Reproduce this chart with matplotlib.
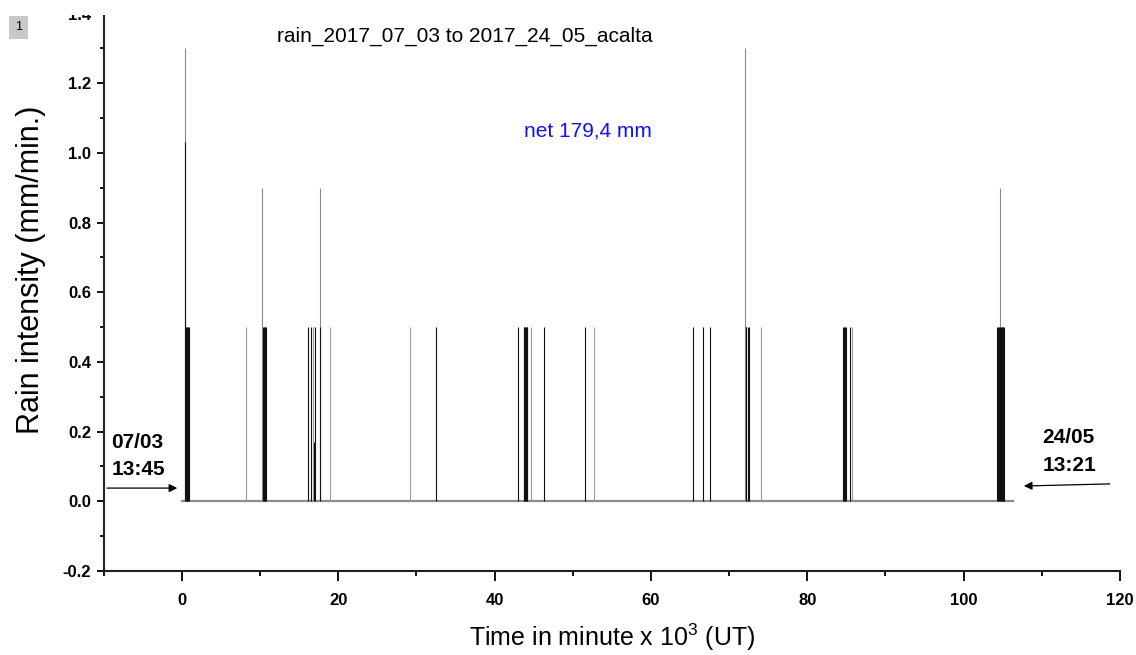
import matplotlib
matplotlib.use("Agg")
import matplotlib.pyplot as plt
from matplotlib.ticker import MultipleLocator, FixedLocator
from matplotlib.patches import Rectangle

plt.rcParams['font.family'] = ['Liberation Sans', 'DejaVu Sans']
plt.rcParams['mathtext.fontset'] = 'custom'
plt.rcParams['mathtext.rm'] = 'Liberation Sans'
plt.rcParams['mathtext.it'] = 'Liberation Sans:italic'
plt.rcParams['mathtext.bf'] = 'Liberation Sans:bold'

# ---- data (time in 10^3 minutes, rain intensity in mm/min) ----
spike_x = [0.38, 0.45, 0.50, 0.60, 0.70, 0.80, 0.90,
           8.18,
           10.23, 10.36, 10.46, 10.56, 10.66, 10.74,
           16.15, 16.46, 16.71, 16.97, 16.92,
           17.65, 17.72,
           18.90,
           29.16, 32.50,
           43.00, 43.70, 43.80, 43.90, 44.00, 44.10, 44.20, 44.67, 46.30,
           51.57, 52.70,
           65.35, 66.66, 67.56,
           72.03, 72.10, 72.20, 72.35, 72.50,
           74.08,
           84.60, 84.70, 84.80, 85.00, 85.40, 85.70,
           104.70, 104.30, 104.40, 104.50, 104.60, 104.75, 104.85, 104.95, 105.05, 105.15]
spike_y = [1.30, 1.03, 0.50, 0.50, 0.50, 0.50, 0.50,
           0.50,
           0.90, 0.50, 0.50, 0.50, 0.50, 0.50,
           0.50, 0.50, 0.50, 0.50, 0.17,
           0.90, 0.50,
           0.50,
           0.50, 0.50,
           0.50, 0.50, 0.50, 0.50, 0.50, 0.50, 0.50, 0.50, 0.50,
           0.50, 0.50,
           0.50, 0.50, 0.50,
           1.30, 0.50, 0.50, 0.50, 0.50,
           0.50,
           0.50, 0.50, 0.50, 0.50, 0.50, 0.50,
           0.90, 0.50, 0.50, 0.50, 0.50, 0.50, 0.50, 0.50, 0.50, 0.50]
baseline_x = [0.0, 106.3]
baseline_y = [0.0, 0.0]

x_ticks = [0, 20, 40, 60, 80, 100, 120]
y_ticks = [-0.2, 0.0, 0.2, 0.4, 0.6, 0.8, 1.0, 1.2, 1.4]

title_text = "rain_2017_07_03 to 2017_24_05_acalta"
net_text = "net 179,4 mm"
start_text = "07/03\n13:45"
end_text = "24/05\n13:21"

# ---- style (kept apart from the data) ----
light_spikes = {7, 16, 21, 22, 31, 34, 43, 49}   # indices drawn in light grey

W, H = 1136, 655
fig = plt.figure(figsize=(W / 100, H / 100), dpi=100)
fig.patch.set_facecolor('white')
ax = fig.add_axes([103.8 / W, 1 - 571 / H, (1120 - 103.8) / W, (571 - 13.6) / H])

ax.set_xlim(-10, 120)
ax.set_ylim(-0.2, 1.4)

# baseline
ax.plot(baseline_x, baseline_y, color='#8c8c8c', lw=1.6, zorder=1)

# spikes: tall ones first (grey), then the rest
order = sorted(range(len(spike_x)), key=lambda i: -spike_y[i])
for i in order:
    y = spike_y[i]
    if y > 1.1 or abs(y - 0.9) < 0.01:
        col = '#8a8a8a'
    elif i in light_spikes:
        col = '#9a9a9a'
    else:
        col = '#111111'
    ax.vlines(spike_x[i], 0, y, color=col, lw=0.8, zorder=2)

# spines
for s in ['top', 'right']:
    ax.spines[s].set_visible(False)
for s in ['left', 'bottom']:
    ax.spines[s].set_linewidth(1.5)
    ax.spines[s].set_color('#222222')

ax.xaxis.set_major_locator(FixedLocator(x_ticks))
ax.xaxis.set_minor_locator(MultipleLocator(10))
ax.yaxis.set_major_locator(FixedLocator(y_ticks))
ax.yaxis.set_minor_locator(MultipleLocator(0.1))
ax.tick_params(axis='x', which='major', direction='out', length=7.5, width=1.3, pad=8, labelsize=12)
ax.tick_params(axis='x', which='minor', direction='out', length=3.8, width=1.3)
ax.tick_params(axis='y', which='major', direction='out', length=5, width=1.3, pad=4, labelsize=12)
ax.tick_params(axis='y', which='minor', direction='out', length=3, width=1.3)
ax.set_xticklabels([str(v) for v in x_ticks])
ax.set_yticklabels([f"{v:.1f}" for v in y_ticks])
for lab in ax.get_xticklabels() + ax.get_yticklabels():
    lab.set_fontweight('bold')

# title and net text
fig.text(465 / W, 1 - 36 / H, title_text, fontsize=15, ha='center', va='center')
fig.text(588 / W, 1 - 131 / H, net_text, fontsize=15, ha='center', va='center', color='#1010ff')

# axis labels
fig.text(31 / W, 1 - 270 / H, "Rain intensity (mm/min.)", fontsize=22, rotation=90,
         ha='center', va='center')
fig.text(612 / W, 1 - 637 / H, r"Time in minute x 10$^{3}$ (UT)", fontsize=18,
         ha='center', va='center')

# start / end annotations
ax.text(-9.0, 0.13, start_text, fontsize=15, fontweight='bold', ha='left', va='center',
        linespacing=1.55)
ax.annotate("", xy=(-0.6, 0.038), xytext=(-9.6, 0.038),
            arrowprops=dict(arrowstyle='-|>', color='black', lw=0.9,
                            mutation_scale=12, shrinkA=0, shrinkB=0))
ax.text(110.1, 0.143, end_text, fontsize=15, fontweight='bold', ha='left', va='center',
        linespacing=1.55, clip_on=False)
ax.annotate("", xy=(107.7, 0.044), xytext=(118.7, 0.05),
            arrowprops=dict(arrowstyle='-|>', color='black', lw=0.9,
                            mutation_scale=12, shrinkA=0, shrinkB=0),
            annotation_clip=False)

# crop mask at the very top (reference is clipped there)
fig.patches.append(Rectangle((0, 1 - 15 / H), 1, 15 / H, transform=fig.transFigure,
                             facecolor='white', edgecolor='none', zorder=10))

# layer marker box
fig.text(18.5 / W, 1 - 27.5 / H, "1", fontsize=9, ha='center', va='center', zorder=11,
         bbox=dict(boxstyle='square,pad=0.45', fc='#c8c8c8', ec='none'))

fig.savefig("out.png", dpi=100, facecolor='white')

* **What is required**:
From the top of the listing above, repeat each line exactly until you reach the line containing "plt.rcParams['mathtext.bf'] = 'Liberation", and repeat that one too. Leave the pictures out.

* **Answer to this exercise**:
Reproduce this chart with matplotlib.
import matplotlib
matplotlib.use("Agg")
import matplotlib.pyplot as plt
from matplotlib.ticker import MultipleLocator, FixedLocator
from matplotlib.patches import Rectangle

plt.rcParams['font.family'] = ['Liberation Sans', 'DejaVu Sans']
plt.rcParams['mathtext.fontset'] = 'custom'
plt.rcParams['mathtext.rm'] = 'Liberation Sans'
plt.rcParams['mathtext.it'] = 'Liberation Sans:italic'
plt.rcParams['mathtext.bf'] = 'Liberation Sans:bold'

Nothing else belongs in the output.